• EXERCISE OBJECTIVE: Output all records precisely as written.

• ENTRIES SUPPLIED:
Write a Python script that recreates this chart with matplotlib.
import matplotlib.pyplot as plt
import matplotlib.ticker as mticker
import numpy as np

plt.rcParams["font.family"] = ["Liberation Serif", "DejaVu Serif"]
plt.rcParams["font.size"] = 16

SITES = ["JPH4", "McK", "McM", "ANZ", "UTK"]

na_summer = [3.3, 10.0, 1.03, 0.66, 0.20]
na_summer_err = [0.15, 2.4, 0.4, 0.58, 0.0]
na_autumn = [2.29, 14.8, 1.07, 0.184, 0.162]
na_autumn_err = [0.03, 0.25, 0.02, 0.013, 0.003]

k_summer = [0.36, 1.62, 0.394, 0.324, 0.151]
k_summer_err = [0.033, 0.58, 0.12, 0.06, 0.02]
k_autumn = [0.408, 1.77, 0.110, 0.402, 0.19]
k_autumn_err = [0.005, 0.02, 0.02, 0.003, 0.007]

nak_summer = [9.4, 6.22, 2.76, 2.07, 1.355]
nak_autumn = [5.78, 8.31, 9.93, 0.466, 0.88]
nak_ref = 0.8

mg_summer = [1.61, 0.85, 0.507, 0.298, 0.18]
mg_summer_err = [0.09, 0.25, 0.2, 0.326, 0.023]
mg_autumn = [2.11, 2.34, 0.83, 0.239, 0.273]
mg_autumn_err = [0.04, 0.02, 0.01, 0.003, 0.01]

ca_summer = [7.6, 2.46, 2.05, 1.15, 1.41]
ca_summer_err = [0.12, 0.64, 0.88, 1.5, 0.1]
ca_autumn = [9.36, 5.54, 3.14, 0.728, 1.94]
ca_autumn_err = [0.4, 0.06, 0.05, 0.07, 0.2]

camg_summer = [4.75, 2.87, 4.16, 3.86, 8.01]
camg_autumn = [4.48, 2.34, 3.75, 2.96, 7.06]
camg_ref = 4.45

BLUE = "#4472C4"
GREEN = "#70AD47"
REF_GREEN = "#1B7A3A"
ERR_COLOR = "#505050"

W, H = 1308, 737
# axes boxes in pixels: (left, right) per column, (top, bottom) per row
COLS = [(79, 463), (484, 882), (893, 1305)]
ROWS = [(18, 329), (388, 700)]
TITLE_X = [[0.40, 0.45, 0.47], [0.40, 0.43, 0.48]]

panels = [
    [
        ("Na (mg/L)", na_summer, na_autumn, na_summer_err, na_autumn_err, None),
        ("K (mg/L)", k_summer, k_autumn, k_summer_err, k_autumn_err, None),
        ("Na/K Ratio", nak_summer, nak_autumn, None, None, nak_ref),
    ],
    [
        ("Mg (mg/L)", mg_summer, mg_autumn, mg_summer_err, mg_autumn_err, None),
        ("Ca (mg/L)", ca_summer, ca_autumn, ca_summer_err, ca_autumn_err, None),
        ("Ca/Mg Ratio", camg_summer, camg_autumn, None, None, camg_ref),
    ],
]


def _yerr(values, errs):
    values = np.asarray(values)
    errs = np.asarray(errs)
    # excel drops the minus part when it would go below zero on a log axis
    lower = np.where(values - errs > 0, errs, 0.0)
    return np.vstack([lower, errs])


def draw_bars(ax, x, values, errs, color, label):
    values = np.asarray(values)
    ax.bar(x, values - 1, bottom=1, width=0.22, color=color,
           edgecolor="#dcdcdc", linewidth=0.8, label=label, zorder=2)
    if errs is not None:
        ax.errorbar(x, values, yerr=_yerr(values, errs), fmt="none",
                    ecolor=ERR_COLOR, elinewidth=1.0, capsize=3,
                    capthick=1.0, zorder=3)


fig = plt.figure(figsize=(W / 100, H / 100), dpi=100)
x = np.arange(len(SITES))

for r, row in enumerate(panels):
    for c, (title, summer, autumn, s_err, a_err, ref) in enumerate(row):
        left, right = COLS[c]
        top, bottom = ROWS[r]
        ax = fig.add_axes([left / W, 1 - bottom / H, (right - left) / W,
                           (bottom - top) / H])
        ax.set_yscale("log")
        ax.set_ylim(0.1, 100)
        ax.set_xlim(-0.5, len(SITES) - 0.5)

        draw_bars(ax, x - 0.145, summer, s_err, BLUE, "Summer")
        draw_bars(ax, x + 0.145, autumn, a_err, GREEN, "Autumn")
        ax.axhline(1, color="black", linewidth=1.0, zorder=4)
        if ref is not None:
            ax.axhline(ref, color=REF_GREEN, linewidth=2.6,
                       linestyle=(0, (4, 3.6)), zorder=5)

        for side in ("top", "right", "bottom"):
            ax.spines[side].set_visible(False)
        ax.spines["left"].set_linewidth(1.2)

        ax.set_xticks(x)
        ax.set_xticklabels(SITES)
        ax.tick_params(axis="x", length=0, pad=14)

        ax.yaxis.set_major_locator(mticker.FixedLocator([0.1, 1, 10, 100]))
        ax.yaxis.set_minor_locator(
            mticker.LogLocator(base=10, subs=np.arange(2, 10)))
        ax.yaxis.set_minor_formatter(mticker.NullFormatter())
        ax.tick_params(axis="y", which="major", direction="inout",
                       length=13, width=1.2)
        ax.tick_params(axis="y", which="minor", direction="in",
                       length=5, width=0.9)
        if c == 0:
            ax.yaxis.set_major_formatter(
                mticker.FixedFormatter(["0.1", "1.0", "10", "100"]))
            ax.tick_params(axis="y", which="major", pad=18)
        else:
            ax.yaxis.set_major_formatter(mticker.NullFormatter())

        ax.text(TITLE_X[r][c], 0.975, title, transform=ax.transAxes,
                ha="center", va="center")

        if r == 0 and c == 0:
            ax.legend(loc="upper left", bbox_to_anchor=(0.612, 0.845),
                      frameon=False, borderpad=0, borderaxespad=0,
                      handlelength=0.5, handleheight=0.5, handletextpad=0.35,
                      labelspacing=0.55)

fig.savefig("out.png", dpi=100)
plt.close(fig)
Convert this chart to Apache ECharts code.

• ANSWER TO THE PROBLEM:
Write a Python script that recreates this chart with matplotlib.
import matplotlib.pyplot as plt
import matplotlib.ticker as mticker
import numpy as np

plt.rcParams["font.family"] = ["Liberation Serif", "DejaVu Serif"]
plt.rcParams["font.size"] = 16

SITES = ["JPH4", "McK", "McM", "ANZ", "UTK"]

na_summer = [3.3, 10.0, 1.03, 0.66, 0.20]
na_summer_err = [0.15, 2.4, 0.4, 0.58, 0.0]
na_autumn = [2.29, 14.8, 1.07, 0.184, 0.162]
na_autumn_err = [0.03, 0.25, 0.02, 0.013, 0.003]

k_summer = [0.36, 1.62, 0.394, 0.324, 0.151]
k_summer_err = [0.033, 0.58, 0.12, 0.06, 0.02]
k_autumn = [0.408, 1.77, 0.110, 0.402, 0.19]
k_autumn_err = [0.005, 0.02, 0.02, 0.003, 0.007]

nak_summer = [9.4, 6.22, 2.76, 2.07, 1.355]
nak_autumn = [5.78, 8.31, 9.93, 0.466, 0.88]
nak_ref = 0.8

mg_summer = [1.61, 0.85, 0.507, 0.298, 0.18]
mg_summer_err = [0.09, 0.25, 0.2, 0.326, 0.023]
mg_autumn = [2.11, 2.34, 0.83, 0.239, 0.273]
mg_autumn_err = [0.04, 0.02, 0.01, 0.003, 0.01]

ca_summer = [7.6, 2.46, 2.05, 1.15, 1.41]
ca_summer_err = [0.12, 0.64, 0.88, 1.5, 0.1]
ca_autumn = [9.36, 5.54, 3.14, 0.728, 1.94]
ca_autumn_err = [0.4, 0.06, 0.05, 0.07, 0.2]

camg_summer = [4.75, 2.87, 4.16, 3.86, 8.01]
camg_autumn = [4.48, 2.34, 3.75, 2.96, 7.06]
camg_ref = 4.45

BLUE = "#4472C4"
GREEN = "#70AD47"
REF_GREEN = "#1B7A3A"
ERR_COLOR = "#505050"

W, H = 1308, 737
# axes boxes in pixels: (left, right) per column, (top, bottom) per row
COLS = [(79, 463), (484, 882), (893, 1305)]
ROWS = [(18, 329), (388, 700)]
TITLE_X = [[0.40, 0.45, 0.47], [0.40, 0.43, 0.48]]

panels = [
    [
        ("Na (mg/L)", na_summer, na_autumn, na_summer_err, na_autumn_err, None),
        ("K (mg/L)", k_summer, k_autumn, k_summer_err, k_autumn_err, None),
        ("Na/K Ratio", nak_summer, nak_autumn, None, None, nak_ref),
    ],
    [
        ("Mg (mg/L)", mg_summer, mg_autumn, mg_summer_err, mg_autumn_err, None),
        ("Ca (mg/L)", ca_summer, ca_autumn, ca_summer_err, ca_autumn_err, None),
        ("Ca/Mg Ratio", camg_summer, camg_autumn, None, None, camg_ref),
    ],
]


def _yerr(values, errs):
    values = np.asarray(values)
    errs = np.asarray(errs)
    # excel drops the minus part when it would go below zero on a log axis
    lower = np.where(values - errs > 0, errs, 0.0)
    return np.vstack([lower, errs])


def draw_bars(ax, x, values, errs, color, label):
    values = np.asarray(values)
    ax.bar(x, values - 1, bottom=1, width=0.22, color=color,
           edgecolor="#dcdcdc", linewidth=0.8, label=label, zorder=2)
    if errs is not None:
        ax.errorbar(x, values, yerr=_yerr(values, errs), fmt="none",
                    ecolor=ERR_COLOR, elinewidth=1.0, capsize=3,
                    capthick=1.0, zorder=3)


fig = plt.figure(figsize=(W / 100, H / 100), dpi=100)
x = np.arange(len(SITES))

for r, row in enumerate(panels):
    for c, (title, summer, autumn, s_err, a_err, ref) in enumerate(row):
        left, right = COLS[c]
        top, bottom = ROWS[r]
        ax = fig.add_axes([left / W, 1 - bottom / H, (right - left) / W,
                           (bottom - top) / H])
        ax.set_yscale("log")
        ax.set_ylim(0.1, 100)
        ax.set_xlim(-0.5, len(SITES) - 0.5)

        draw_bars(ax, x - 0.145, summer, s_err, BLUE, "Summer")
        draw_bars(ax, x + 0.145, autumn, a_err, GREEN, "Autumn")
        ax.axhline(1, color="black", linewidth=1.0, zorder=4)
        if ref is not None:
            ax.axhline(ref, color=REF_GREEN, linewidth=2.6,
                       linestyle=(0, (4, 3.6)), zorder=5)

        for side in ("top", "right", "bottom"):
            ax.spines[side].set_visible(False)
        ax.spines["left"].set_linewidth(1.2)

        ax.set_xticks(x)
        ax.set_xticklabels(SITES)
        ax.tick_params(axis="x", length=0, pad=14)

        ax.yaxis.set_major_locator(mticker.FixedLocator([0.1, 1, 10, 100]))
        ax.yaxis.set_minor_locator(
            mticker.LogLocator(base=10, subs=np.arange(2, 10)))
        ax.yaxis.set_minor_formatter(mticker.NullFormatter())
        ax.tick_params(axis="y", which="major", direction="inout",
                       length=13, width=1.2)
        ax.tick_params(axis="y", which="minor", direction="in",
                       length=5, width=0.9)
        if c == 0:
            ax.yaxis.set_major_formatter(
                mticker.FixedFormatter(["0.1", "1.0", "10", "100"]))
            ax.tick_params(axis="y", which="major", pad=18)
        else:
            ax.yaxis.set_major_formatter(mticker.NullFormatter())

        ax.text(TITLE_X[r][c], 0.975, title, transform=ax.transAxes,
                ha="center", va="center")

        if r == 0 and c == 0:
            ax.legend(loc="upper left", bbox_to_anchor=(0.612, 0.845),
                      frameon=False, borderpad=0, borderaxespad=0,
                      handlelength=0.5, handleheight=0.5, handletextpad=0.35,
                      labelspacing=0.55)

fig.savefig("out.png", dpi=100)
plt.close(fig)
Convert this chart to Apache ECharts code.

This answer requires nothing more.